Gross private domestic investment	About 17% to 19%	Amplifies upstream sectors such as construction, equipment, software, and fabricated inputs.
Government consumption and investment	About 16% to 18%	Supports defense, education, public administration, infrastructure, and health-related purchases.
Net exports	Often negative in the U.S.	A reminder that domestic final demand and domestic value added are not the same when imports are significant.

How economists use these matrices in practice

In real statistical systems, the matrix approach is much richer than a classroom 3 x 3 example. National statistical agencies compile supply-use tables, make industry-product balancing adjustments, estimate domestic versus imported use, and benchmark annual data using census, tax, and survey sources. After balancing, they derive symmetric input-output tables that are suitable for analytical work. Researchers use those systems to estimate multipliers, test industrial policy scenarios, study productivity propagation, evaluate trade exposure, and assess the GDP effects of supply disruptions.

For example, if a government is considering a large clean-energy investment package, an input-output matrix can help estimate how much direct and indirect domestic production will be required in construction, electrical equipment, professional services, transport, and maintenance. If an external shock hits semiconductor imports, a matrix can show which domestic sectors are most vulnerable. If tourism surges, the model can trace effects through lodging, food services, transport, recreation, and local business services.

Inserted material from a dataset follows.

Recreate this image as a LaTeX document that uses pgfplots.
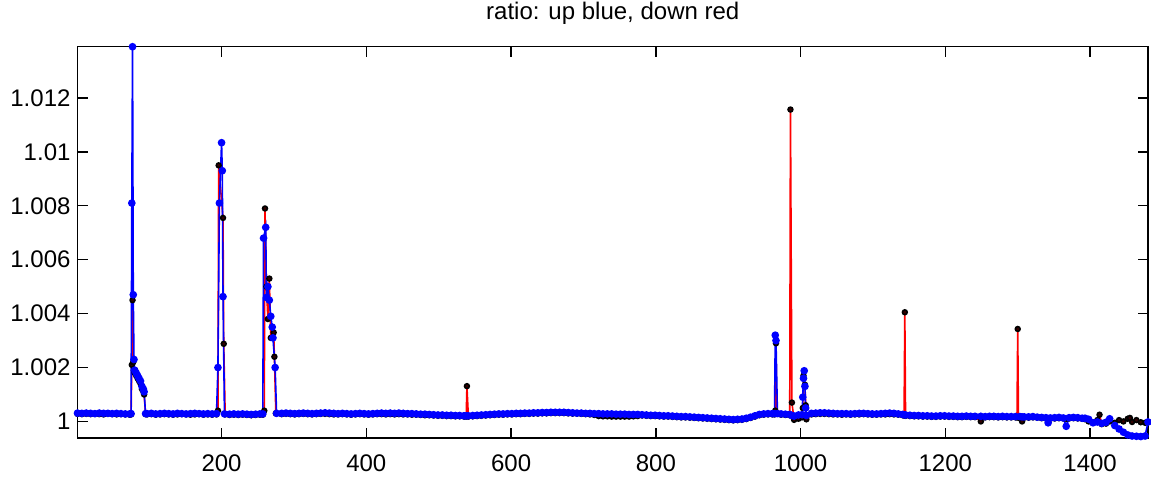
\documentclass[border=0pt]{standalone}
\usepackage{fontspec}
\setmainfont{Liberation Sans}
\usepackage{pgfplots}
\usepackage{pgfplotstable}
\pgfplotsset{compat=1.18}

% x = sample index, dn = down ratio (red), up = up ratio (blue)
\pgfplotstableread[row sep=\\]{
x dn up\\
1 1.00028 1.00031\\ 7 1.00027 1.00030\\ 13 1.00028 1.00031\\ 19 1.00027 1.00030\\
25 1.00028 1.00029\\ 31 1.00027 1.00031\\ 37 1.00026 1.00030\\ 43 1.00028 1.00030\\
49 1.00027 1.00029\\ 55 1.00026 1.00030\\ 61 1.00027 1.00029\\ 67 1.00026 1.00028\\
73 1.00025 1.00028\\ 75 1.00026 1.00029\\
76 1.0021 1.0081\\ 77 1.0045 1.0139\\ 78 1.0022 1.0047\\ 79 1.0019 1.0023\\
80 1.0018 1.0019\\ 82 1.0017 1.0018\\ 84 1.0016 1.0017\\ 86 1.0015 1.0016\\
88 1.0014 1.0015\\ 90 1.0012 1.0013\\ 92 1.0011 1.0012\\ 93 1.0010 1.0011\\
95 1.00027 1.00029\\ 97 1.00026 1.00029\\ 103 1.00027 1.00030\\ 109 1.00025 1.00028\\
115 1.00026 1.00029\\ 121 1.00027 1.00030\\ 127 1.00026 1.00029\\ 133 1.00025 1.00028\\
139 1.00026 1.00030\\ 145 1.00027 1.00029\\ 151 1.00026 1.00028\\ 157 1.00025 1.00029\\
163 1.00026 1.00030\\ 169 1.00027 1.00029\\ 175 1.00025 1.00028\\ 181 1.00026 1.00029\\
187 1.00025 1.00028\\ 193 1.00026 1.00029\\
195 1.00040 1.00200\\ 196 1.00950 nan\\ 197 nan 1.00810\\ 200 nan 1.01034\\
201 nan 1.00930\\ 202 1.00755 1.00463\\ 203 1.00288 nan\\ 204 nan 1.00028\\
205 1.00026 nan\\ 211 1.00024 1.00027\\ 217 1.00025 1.00028\\ 223 1.00024 1.00027\\
229 1.00025 1.00028\\ 235 1.00024 1.00027\\ 241 1.00023 1.00026\\ 247 1.00024 1.00027\\
253 1.00025 1.00028\\ 257 1.00025 1.00028\\
258 nan 1.0068\\ 259 1.0004 nan\\ 260 1.0079 nan\\ 261 nan 1.0072\\
262 1.0050 1.0046\\ 264 1.0038 1.0050\\ 266 1.0053 1.0045\\ 268 1.0031 1.0039\\
270 nan 1.0035\\ 271 nan 1.0031\\ 272 1.0033 nan\\ 273 1.0024 nan\\
274 nan 1.0020\\ 275 1.00030 nan\\ 276 nan 1.00030\\
283 1.00027 1.00030\\ 289 1.00028 1.00031\\ 295 1.00027 1.00030\\ 301 1.00026 1.00029\\
307 1.00027 1.00030\\ 313 1.00028 1.00031\\ 319 1.00027 1.00030\\ 325 1.00026 1.00029\\
331 1.00027 1.00030\\ 337 1.00028 1.00031\\ 343 1.00028 1.00032\\ 349 1.00027 1.00031\\
355 1.00026 1.00030\\ 361 1.00026 1.00029\\ 367 1.00027 1.00030\\ 373 1.00026 1.00029\\
379 1.00025 1.00028\\ 385 1.00026 1.00029\\ 391 1.00027 1.00030\\ 397 1.00026 1.00029\\
403 1.00025 1.00028\\ 409 1.00026 1.00029\\ 415 1.00027 1.00030\\ 421 1.00027 1.00031\\
427 1.00026 1.00030\\ 433 1.00027 1.00031\\ 439 1.00026 1.00030\\ 445 1.00027 1.00031\\
451 1.00026 1.00030\\ 457 1.00026 1.00029\\ 463 1.00025 1.00029\\ 469 1.00025 1.00028\\
475 1.00024 1.00027\\ 481 1.00023 1.00027\\ 487 1.00023 1.00026\\ 493 1.00022 1.00025\\
499 1.00021 1.00024\\ 505 1.00021 1.00024\\ 511 1.00020 1.00023\\ 517 1.00020 1.00023\\
523 1.00019 1.00022\\ 529 1.00019 1.00022\\ 535 1.00018 1.00021\\ 538 1.00018 1.00021\\
539 1.00131 nan\\ 541 1.00018 1.00021\\ 547 1.00019 1.00022\\ 553 1.00020 1.00023\\
559 1.00021 1.00024\\ 565 1.00022 1.00025\\ 571 1.00023 1.00026\\ 577 1.00024 1.00027\\
583 1.00025 1.00028\\ 589 1.00025 1.00028\\ 595 1.00026 1.00029\\ 601 1.00026 1.00029\\
607 1.00027 1.00030\\ 613 1.00027 1.00030\\ 619 1.00028 1.00031\\ 625 1.00028 1.00031\\
631 1.00029 1.00032\\ 637 1.00029 1.00032\\ 643 1.00030 1.00033\\ 649 1.00030 1.00033\\
655 1.00031 1.00034\\ 661 1.00031 1.00034\\ 667 1.00031 1.00034\\ 673 1.00031 1.00034\\
679 1.00030 1.00033\\ 685 1.00029 1.00032\\ 691 1.00029 1.00031\\ 697 1.00028 1.00031\\
703 1.00027 1.00030\\ 709 1.00026 1.00030\\ 715 1.00024 1.00029\\ 721 1.00020 1.00029\\
727 1.00019 1.00028\\ 733 1.00019 1.00028\\ 739 1.00018 1.00028\\ 745 1.00018 1.00027\\
751 1.00018 1.00027\\ 757 1.00018 1.00027\\ 763 1.00018 1.00026\\ 769 1.00019 1.00026\\
775 1.00020 1.00026\\ 781 1.00022 1.00025\\ 787 1.00021 1.00024\\ 793 1.00020 1.00023\\
799 1.00020 1.00023\\ 805 1.00019 1.00022\\ 811 1.00018 1.00021\\ 817 1.00018 1.00021\\
823 1.00017 1.00020\\ 829 1.00016 1.00019\\ 835 1.00015 1.00018\\ 841 1.00015 1.00018\\
847 1.00014 1.00017\\ 853 1.00013 1.00016\\ 859 1.00012 1.00015\\ 865 1.00011 1.00014\\
871 1.00010 1.00013\\ 877 1.00009 1.00012\\ 883 1.00008 1.00011\\ 889 1.00007 1.00010\\
895 1.00006 1.00009\\ 901 1.00005 1.00008\\ 907 1.00004 1.00007\\ 913 1.00005 1.00008\\
919 1.00006 1.00009\\ 925 1.00009 1.00012\\ 931 1.00013 1.00016\\ 937 1.00018 1.00021\\
943 1.00023 1.00026\\ 949 1.00025 1.00028\\ 955 1.00026 1.00029\\ 961 1.00026 1.00029\\
964 1.00026 1.00029\\ 965 1.00040 1.00320\\ 966 1.00290 1.00300\\ 967 1.00030 nan\\
968 nan 1.00029\\ 973 1.00025 1.00028\\ 979 1.00024 1.00027\\ 985 1.00023 1.00026\\
986 1.01157 nan\\ 988 1.00070 1.00022\\ 991 1.00006 1.00020\\ 997 1.00010 1.00024\\
1002 1.00015 1.00025\\ 1003 1.00050 1.00090\\ 1004 1.00170 1.00160\\ 1005 nan 1.00188\\
1006 1.00136 1.00130\\ 1007 1.00060 1.00050\\ 1008 1.00008 1.00022\\
1015 1.00026 1.00030\\ 1021 1.00027 1.00031\\ 1027 1.00028 1.00032\\ 1033 1.00028 1.00032\\
1039 1.00027 1.00031\\ 1045 1.00026 1.00030\\ 1051 1.00026 1.00029\\ 1057 1.00025 1.00029\\
1063 1.00026 1.00029\\ 1069 1.00025 1.00028\\ 1075 1.00026 1.00029\\ 1081 1.00026 1.00030\\
1087 1.00027 1.00030\\ 1093 1.00026 1.00029\\ 1099 1.00025 1.00028\\ 1105 1.00025 1.00028\\
1111 1.00026 1.00029\\ 1117 1.00026 1.00030\\ 1123 1.00027 1.00031\\ 1129 1.00026 1.00030\\
1135 1.00025 1.00028\\ 1141 1.00023 1.00026\\ 1143 1.00022 1.00025\\ 1144 1.00405 nan\\
1145 1.00021 1.00024\\ 1151 1.00020 1.00023\\ 1157 1.00019 1.00022\\ 1163 1.00019 1.00022\\
1169 1.00018 1.00021\\ 1175 1.00018 1.00021\\ 1181 1.00017 1.00020\\ 1187 1.00017 1.00020\\
1193 1.00018 1.00021\\ 1199 1.00018 1.00021\\ 1205 1.00017 1.00020\\ 1211 1.00017 1.00020\\
1217 1.00016 1.00019\\ 1223 1.00016 1.00019\\ 1229 1.00017 1.00020\\ 1235 1.00016 1.00019\\
1241 1.00016 1.00019\\ 1249 1.00000 1.00019\\ 1255 1.00015 1.00018\\ 1261 1.00016 1.00019\\
1267 1.00016 1.00019\\ 1273 1.00015 1.00018\\ 1279 1.00016 1.00019\\ 1285 1.00015 1.00018\\
1291 1.00015 1.00018\\ 1297 1.00015 1.00018\\ 1299 1.00015 nan\\ 1300 1.00343 nan\\
1301 1.00014 nan\\ 1303 1.00015 1.00018\\ 1306 1.00000 1.00017\\ 1309 1.00014 1.00017\\
1315 1.00014 1.00017\\ 1321 1.00015 1.00018\\ 1327 1.00014 1.00016\\ 1333 1.00012 1.00015\\
1339 1.00011 1.00014\\ 1342 nan 0.99995\\ 1345 1.00010 1.00013\\ 1351 1.00011 1.00014\\
1357 1.00012 1.00015\\ 1363 1.00011 1.00013\\ 1367 1.00010 0.99982\\ 1371 1.00011 1.00014\\
1377 1.00012 1.00015\\ 1383 1.00011 1.00014\\ 1389 1.00010 1.00012\\ 1393 1.00008 1.00012\\
1398 1.00000 1.00008\\ 1404 0.99995 0.99995\\ 1410 1.00005 0.99998\\ 1413 1.00025 nan\\
1416 0.99990 0.99993\\ 1422 0.99992 0.99997\\ 1427 1.00000 1.00010\\ 1434 0.99995 0.99985\\
1440 1.00005 0.99972\\ 1446 1.00000 0.99960\\ 1452 1.00010 0.99950\\ 1455 1.00013 nan\\
1458 0.99998 0.99946\\ 1464 1.00005 0.99945\\ 1470 0.99997 0.99944\\ 1476 0.99995 0.99946\\
1480 0.99998 0.99998\\
}\ratiodata

\begin{document}
\begin{tikzpicture}
\begin{axis}[
    scale only axis,
    width=535pt, height=195.5pt,
    xmin=1, xmax=1480,
    ymin=0.99939, ymax=1.0139,
    xtick={200,400,600,800,1000,1200,1400},
    ytick={1,1.002,1.004,1.006,1.008,1.01,1.012},
    tick align=inside,
    major tick length=5pt,
    axis line style={line width=0.7pt},
    every tick/.style={black, line width=0.7pt},
    tick label style={font=\fontsize{12}{14}\selectfont, /pgf/number format/assume math mode=true},
    yticklabel style={/pgf/number format/.cd, fixed, precision=3},
    xticklabel style={yshift=-5pt, /pgf/number format/set thousands separator={}},
    title={ratio: up blue, down red},
    title style={font=\fontsize{12}{14}\selectfont, yshift=1.8pt},
]
\addplot[color=red, line width=0.8pt, mark=*, mark size=1.2pt,
         mark options={draw=black, fill=black!80!red}]
    table[x=x, y=dn] {\ratiodata};
\addplot[color=blue, line width=0.8pt, mark=*, mark size=1.5pt,
         mark options={draw=blue, fill=blue}]
    table[x=x, y=up] {\ratiodata};
\end{axis}
\pgfresetboundingbox
\useasboundingbox (-38.75pt,-19.85pt) rectangle (536.5pt,218.85pt);
\end{tikzpicture}
\end{document}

In all these cases, GDP analysis becomes more informative because the matrix captures inter-industry dependencies instead of treating sectors as isolated silos.

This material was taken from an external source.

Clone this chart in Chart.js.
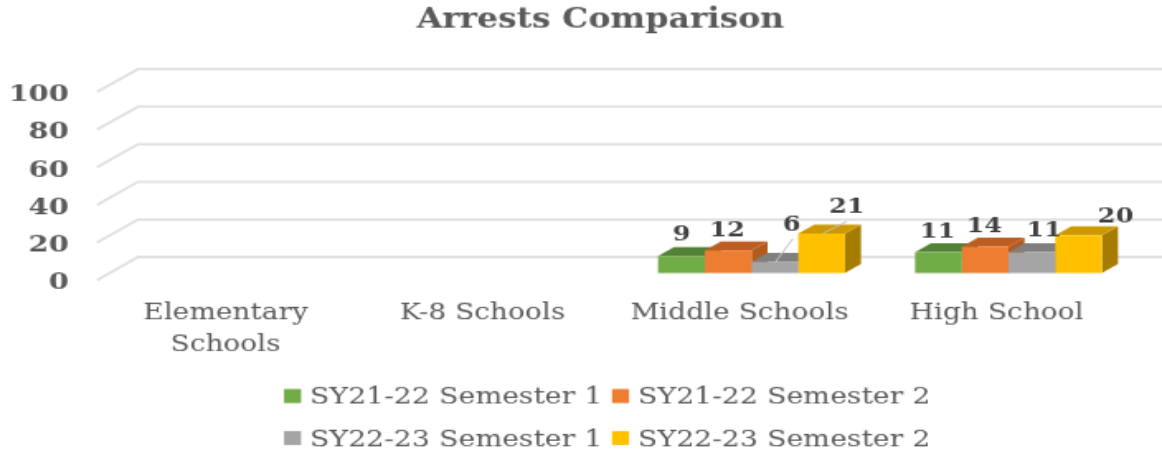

Limits of a simple GDP matrix calculator

This calculator is useful for intuition and small scenario modeling, but it has limits. It is a fixed-coefficient model, meaning it assumes production relationships do not change when prices, technology, or capacity constraints change. That is a strong assumption. In reality, firms substitute inputs, import shares shift, labor markets tighten, and bottlenecks emerge. The model also does not include taxes, subsidies, margins, inventory valuation, seasonal adjustment, or product-to-industry transformation issues. Those details matter in official GDP measurement.

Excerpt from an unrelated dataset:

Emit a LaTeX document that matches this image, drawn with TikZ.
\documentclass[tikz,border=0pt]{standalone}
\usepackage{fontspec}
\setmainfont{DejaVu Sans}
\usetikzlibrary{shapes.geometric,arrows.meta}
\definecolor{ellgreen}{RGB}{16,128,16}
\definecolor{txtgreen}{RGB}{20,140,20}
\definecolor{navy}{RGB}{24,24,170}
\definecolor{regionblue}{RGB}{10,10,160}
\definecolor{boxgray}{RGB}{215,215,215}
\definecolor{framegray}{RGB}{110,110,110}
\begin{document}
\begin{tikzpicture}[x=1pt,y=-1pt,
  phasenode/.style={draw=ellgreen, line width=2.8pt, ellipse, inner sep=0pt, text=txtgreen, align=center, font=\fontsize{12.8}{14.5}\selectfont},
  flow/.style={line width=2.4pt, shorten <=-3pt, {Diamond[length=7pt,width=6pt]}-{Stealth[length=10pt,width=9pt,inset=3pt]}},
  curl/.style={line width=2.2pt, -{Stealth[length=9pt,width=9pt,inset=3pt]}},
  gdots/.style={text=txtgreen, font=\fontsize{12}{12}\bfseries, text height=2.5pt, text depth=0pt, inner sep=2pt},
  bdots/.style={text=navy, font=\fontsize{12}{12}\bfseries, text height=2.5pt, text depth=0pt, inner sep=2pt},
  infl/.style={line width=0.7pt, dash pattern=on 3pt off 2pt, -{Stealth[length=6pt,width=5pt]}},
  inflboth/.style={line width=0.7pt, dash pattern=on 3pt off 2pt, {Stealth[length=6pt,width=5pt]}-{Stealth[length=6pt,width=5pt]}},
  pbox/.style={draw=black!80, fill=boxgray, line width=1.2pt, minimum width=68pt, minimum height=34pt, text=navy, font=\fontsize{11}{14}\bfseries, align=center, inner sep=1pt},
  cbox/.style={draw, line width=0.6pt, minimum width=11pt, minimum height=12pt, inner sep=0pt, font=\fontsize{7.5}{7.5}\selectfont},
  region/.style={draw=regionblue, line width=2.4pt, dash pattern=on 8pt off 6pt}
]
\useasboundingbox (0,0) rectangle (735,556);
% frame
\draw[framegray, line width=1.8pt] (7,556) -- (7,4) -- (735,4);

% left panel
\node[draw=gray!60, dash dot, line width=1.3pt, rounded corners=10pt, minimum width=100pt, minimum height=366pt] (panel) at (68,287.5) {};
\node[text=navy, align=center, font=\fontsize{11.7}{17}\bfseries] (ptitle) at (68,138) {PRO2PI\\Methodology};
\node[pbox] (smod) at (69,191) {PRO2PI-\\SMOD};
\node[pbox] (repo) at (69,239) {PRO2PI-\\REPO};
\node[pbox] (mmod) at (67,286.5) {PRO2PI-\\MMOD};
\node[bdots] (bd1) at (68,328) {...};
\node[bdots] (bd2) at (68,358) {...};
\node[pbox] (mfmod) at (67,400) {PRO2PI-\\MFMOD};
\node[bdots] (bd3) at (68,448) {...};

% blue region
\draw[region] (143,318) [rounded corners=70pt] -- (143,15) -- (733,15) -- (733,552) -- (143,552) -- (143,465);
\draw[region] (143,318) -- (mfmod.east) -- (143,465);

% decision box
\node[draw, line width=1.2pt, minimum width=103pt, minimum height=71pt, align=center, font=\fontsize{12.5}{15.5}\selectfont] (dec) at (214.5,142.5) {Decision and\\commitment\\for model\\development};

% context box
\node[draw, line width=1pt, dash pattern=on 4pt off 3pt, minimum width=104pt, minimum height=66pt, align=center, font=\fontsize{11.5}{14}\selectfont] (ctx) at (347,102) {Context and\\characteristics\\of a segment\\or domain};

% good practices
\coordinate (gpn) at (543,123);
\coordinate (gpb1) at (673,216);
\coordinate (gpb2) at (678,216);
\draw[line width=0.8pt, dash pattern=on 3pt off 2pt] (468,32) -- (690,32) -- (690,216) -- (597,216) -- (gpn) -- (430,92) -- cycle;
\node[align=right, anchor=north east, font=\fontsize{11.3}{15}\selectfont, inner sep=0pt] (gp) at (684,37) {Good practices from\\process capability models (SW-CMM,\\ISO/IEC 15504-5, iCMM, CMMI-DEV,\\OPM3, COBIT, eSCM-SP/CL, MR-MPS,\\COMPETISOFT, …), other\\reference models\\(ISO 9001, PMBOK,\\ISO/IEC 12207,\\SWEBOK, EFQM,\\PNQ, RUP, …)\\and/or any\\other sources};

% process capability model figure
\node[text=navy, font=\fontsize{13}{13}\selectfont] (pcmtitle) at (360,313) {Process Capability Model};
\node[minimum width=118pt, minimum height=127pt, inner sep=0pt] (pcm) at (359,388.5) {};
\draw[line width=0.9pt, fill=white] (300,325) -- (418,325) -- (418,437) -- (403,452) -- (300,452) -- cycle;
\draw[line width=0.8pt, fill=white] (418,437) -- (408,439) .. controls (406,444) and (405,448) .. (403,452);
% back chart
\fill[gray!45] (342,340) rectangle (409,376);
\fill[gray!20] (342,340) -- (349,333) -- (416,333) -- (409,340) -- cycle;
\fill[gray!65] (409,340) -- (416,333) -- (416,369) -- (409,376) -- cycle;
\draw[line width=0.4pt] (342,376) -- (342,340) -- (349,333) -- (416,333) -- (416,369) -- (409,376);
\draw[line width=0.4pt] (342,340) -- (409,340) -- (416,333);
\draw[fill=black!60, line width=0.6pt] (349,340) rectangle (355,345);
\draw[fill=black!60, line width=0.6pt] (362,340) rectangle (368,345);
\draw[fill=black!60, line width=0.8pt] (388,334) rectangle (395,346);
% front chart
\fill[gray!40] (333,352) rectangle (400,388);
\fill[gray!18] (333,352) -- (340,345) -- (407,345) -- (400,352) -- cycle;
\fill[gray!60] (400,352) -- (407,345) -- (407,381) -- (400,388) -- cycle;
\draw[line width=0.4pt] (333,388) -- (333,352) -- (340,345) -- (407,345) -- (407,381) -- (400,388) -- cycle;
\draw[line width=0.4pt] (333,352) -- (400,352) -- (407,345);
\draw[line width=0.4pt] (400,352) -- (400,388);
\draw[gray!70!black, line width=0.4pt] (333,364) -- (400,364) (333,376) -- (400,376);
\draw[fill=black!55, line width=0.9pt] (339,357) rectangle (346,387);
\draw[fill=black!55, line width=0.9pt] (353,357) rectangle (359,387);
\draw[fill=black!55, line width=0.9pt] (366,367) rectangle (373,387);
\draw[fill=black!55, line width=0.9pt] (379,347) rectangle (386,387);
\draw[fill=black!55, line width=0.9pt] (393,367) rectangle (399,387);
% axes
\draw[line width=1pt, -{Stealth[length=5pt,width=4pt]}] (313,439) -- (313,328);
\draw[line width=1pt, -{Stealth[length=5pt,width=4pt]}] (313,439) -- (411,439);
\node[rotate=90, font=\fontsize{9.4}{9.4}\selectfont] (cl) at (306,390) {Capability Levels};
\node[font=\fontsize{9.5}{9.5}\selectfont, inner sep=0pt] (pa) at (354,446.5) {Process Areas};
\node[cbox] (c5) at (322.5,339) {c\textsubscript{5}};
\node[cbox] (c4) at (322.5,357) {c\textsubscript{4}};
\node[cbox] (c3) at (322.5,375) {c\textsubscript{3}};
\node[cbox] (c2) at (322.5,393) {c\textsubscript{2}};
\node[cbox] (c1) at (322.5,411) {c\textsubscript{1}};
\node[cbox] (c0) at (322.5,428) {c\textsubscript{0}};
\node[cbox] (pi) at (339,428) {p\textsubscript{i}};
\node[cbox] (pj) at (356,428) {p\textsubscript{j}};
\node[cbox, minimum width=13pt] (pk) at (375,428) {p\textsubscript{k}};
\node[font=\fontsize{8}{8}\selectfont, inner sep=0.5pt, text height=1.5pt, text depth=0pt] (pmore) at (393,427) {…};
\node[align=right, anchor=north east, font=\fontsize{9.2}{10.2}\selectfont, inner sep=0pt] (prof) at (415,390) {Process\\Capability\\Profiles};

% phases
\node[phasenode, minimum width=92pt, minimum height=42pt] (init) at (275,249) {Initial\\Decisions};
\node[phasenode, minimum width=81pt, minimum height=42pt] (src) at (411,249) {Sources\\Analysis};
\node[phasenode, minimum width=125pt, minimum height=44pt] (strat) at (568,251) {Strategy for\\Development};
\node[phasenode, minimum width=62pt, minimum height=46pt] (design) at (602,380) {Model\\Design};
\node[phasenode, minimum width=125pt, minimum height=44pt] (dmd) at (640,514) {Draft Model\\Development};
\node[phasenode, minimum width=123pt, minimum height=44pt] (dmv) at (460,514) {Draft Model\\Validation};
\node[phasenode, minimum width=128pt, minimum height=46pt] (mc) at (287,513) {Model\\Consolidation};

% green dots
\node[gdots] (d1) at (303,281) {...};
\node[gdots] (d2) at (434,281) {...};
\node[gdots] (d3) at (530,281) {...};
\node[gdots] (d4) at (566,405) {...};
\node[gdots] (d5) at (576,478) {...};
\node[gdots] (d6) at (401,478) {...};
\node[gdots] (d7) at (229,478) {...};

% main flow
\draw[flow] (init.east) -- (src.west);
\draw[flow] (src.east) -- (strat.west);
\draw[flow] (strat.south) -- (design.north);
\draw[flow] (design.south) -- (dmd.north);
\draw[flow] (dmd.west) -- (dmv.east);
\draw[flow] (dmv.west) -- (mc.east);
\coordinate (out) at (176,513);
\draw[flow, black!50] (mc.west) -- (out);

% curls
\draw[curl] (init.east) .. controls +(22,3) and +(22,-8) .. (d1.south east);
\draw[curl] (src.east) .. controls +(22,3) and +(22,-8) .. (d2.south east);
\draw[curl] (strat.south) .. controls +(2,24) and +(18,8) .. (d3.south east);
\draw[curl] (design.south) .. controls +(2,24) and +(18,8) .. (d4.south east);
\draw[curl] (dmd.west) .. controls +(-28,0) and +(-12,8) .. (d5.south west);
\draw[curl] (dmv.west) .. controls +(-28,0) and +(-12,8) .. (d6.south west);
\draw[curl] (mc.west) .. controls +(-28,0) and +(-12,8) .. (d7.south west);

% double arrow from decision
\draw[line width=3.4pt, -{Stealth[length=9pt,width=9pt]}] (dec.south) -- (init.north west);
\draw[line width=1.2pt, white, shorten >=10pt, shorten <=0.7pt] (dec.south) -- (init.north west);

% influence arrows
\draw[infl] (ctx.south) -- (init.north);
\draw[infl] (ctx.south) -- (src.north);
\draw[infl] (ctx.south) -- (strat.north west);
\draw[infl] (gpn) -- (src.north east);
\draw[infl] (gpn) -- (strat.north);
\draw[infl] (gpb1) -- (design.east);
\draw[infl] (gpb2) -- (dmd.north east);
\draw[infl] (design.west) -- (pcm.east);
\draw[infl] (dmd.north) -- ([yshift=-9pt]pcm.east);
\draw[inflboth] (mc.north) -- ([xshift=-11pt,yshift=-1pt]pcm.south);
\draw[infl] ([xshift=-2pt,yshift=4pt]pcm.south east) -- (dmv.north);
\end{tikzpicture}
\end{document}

• It assumes linear production relationships.
• It does not distinguish domestic from imported intermediate inputs.
• It does not account for price changes separately from volume changes.
• It uses 3 sectors, while official systems use many more detailed industries.
• It treats value-added coefficients as residuals from intermediate input shares.

Best practices when using matrix-based GDP tools

If you want a more credible model, start with empirically grounded coefficients. Avoid making every coefficient large, because that can create an unstable or unsolvable system. Keep column totals below 1 so there is room for wages, profits, depreciation, and taxes less subsidies. Use final-demand values that match the unit you selected. If you are modeling a country or region, organize sectors around available official data rather than arbitrary categories. Most importantly, compare your assumptions against benchmark publications from statistical agencies.

For official U.S. references, the most relevant public sources include the Bureau of Economic Analysis input-output accounts and national income releases, the Census Bureau’s economic data infrastructure, and educational materials from major universities covering input-output economics and national accounting. Good starting points include the BEA Input-Output Accounts Data, the BEA Gross Domestic Product data portal, and the U.S. Census Bureau Economic Census. These sources help analysts align model assumptions with real production structures.

Why matrix thinking remains central to macroeconomics

Even in an era of machine learning and high-frequency data, matrix methods remain central because economies are fundamentally networks. GDP is not generated by a single representative firm or a single aggregate consumer. It emerges from linked sectors that supply each other while responding to final demand from households, businesses, governments, and the rest of the world. Matrix algebra gives economists a transparent language for expressing those links. It also creates a bridge between theoretical macroeconomics, industrial organization, regional science, and official statistics.

When used carefully, matrices do more than calculate GDP. They show where GDP comes from, which sectors amplify demand, where bottlenecks can reduce output, and how changes in one part of the economy propagate through the whole system. That is why students, analysts, consultants, and public-sector economists continue to rely on input-output frameworks. A well-built matrix model does not replace official national accounts, but it does make them easier to understand, test, and apply to real economic questions.

Final takeaway

Matrices calculating gross domestic product provide a disciplined way to connect final demand, industrial structure, and value added. The key distinction is that gross output captures all production, while GDP captures only the new value created inside the economy. Input-output matrices help analysts move from one to the other. If you use the calculator above as a conceptual lab, you can experiment with how stronger final demand, heavier inter-industry dependence, or higher value-added shares affect overall GDP. That is exactly the kind of intuition matrix economics is meant to build.